I wasn’t surprised to see slot machines almost immediately after stepping off the plane at the Las Vegas McCarran International Airport. Nor was I ever less than completely satisfied with the dining, nightlife, or our free upgrade to a penthouse suite overlooking the main strip. I was surprised however, at how impressed I was by the city’s architecture. In fact, the entire experience was really incredible and visually fascinating.

I love flying, so for every journey the flight itself is almost as exciting as the stay. For this trip I was fortunate enough to steal the window seats on both the departing and returning flights. During landings and take – off, I’m always intrigued by how the sense of scale changes and how we perceive the world as it steadily recedes within that small glass window. Very quickly Philadelphia began to look more like a site model, and at 38,000 feet, it’s like an extremely large model at an incredibly small scale. I’ve never flown cross country before, so I really enjoyed seeing the landscape transform: vast white clouds, to endless farm fields, to snow-capped mountains, to barren red dessert and rock, and then all the sudden there’s an enormous city in the middle of the desert.

When we landed, most noticeably I could see the Stratosphere Hotel and Casino in the distance. During the cab ride to our hotel, the allure of the famous Las Vegas strip was still a mystery as our route hadn’t intersected it.
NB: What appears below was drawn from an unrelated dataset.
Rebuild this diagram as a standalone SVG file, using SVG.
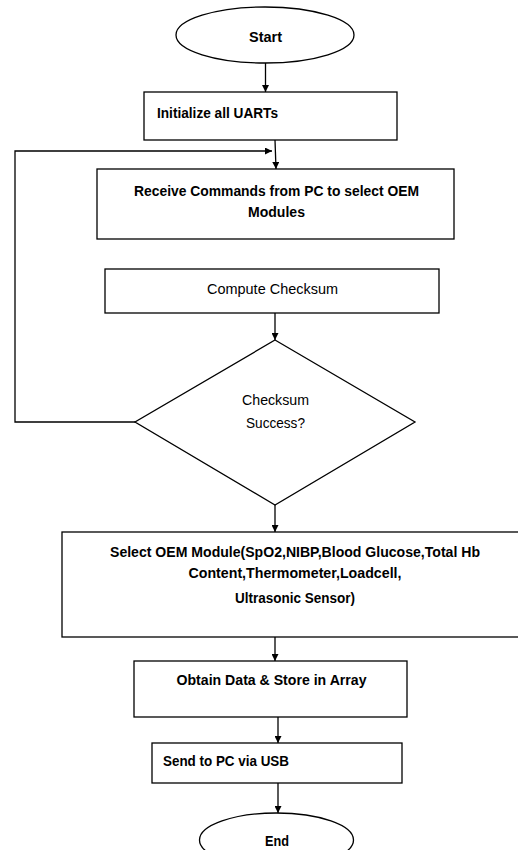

The entrance to the hotel is enclosed by a semi-circle structure and canopy with continuous and controlled flows of water trickling in various amounts. The ground floors of Casinos/Hotels are always interesting to me. It’s not the endless rows of slots machines and tables that captivate me; it’s the sheer size of the space that holds them, and how incomprehensible that is from the outside. Contrary to most Casino’s I’ve been in, the first floor at the Aria Resort and Casino felt mostly airy and spacious. You experience a series of compression and release as you navigate through different spaces on the ground floor and to the elevators. After rising 25 stories, we walked through a curved corridor (a curvature clearly expressed on the exterior of the building) towards our room. As soon as we opened the door, the TV automatically turned on and displayed the room temperature, followed by the curtains opening automatically and revealing a portion of City Center. The view is an overwhelming but captivating spectacle of intertwined buildings and structures. The circular structure marking the entry is a main focal point. Adjacent is Gehry’s “Crystals” shopping and dining center, which sits at the base of two skewed sister towers screened with yellow-green colored glass. Additionally, a monorail track is seen weaving through. Looking further out, the city gradually dissolves into barren desert and eventually the red rock mountains. The night shot is equally impressive.

Other photos reveal some day-time adventures, including a trip to the top of the Stratosphere Tower, New York New York, and a quick taxi drive – by glimpse of the Eiffel Tower Restaurant. Before I knew it the weekend was over, and 90 degrees and sunshine turned into 60 degrees and rain. As they say, “what happens in Vegas, stays in Vegas”, however the experience has certainly left a lasting impression.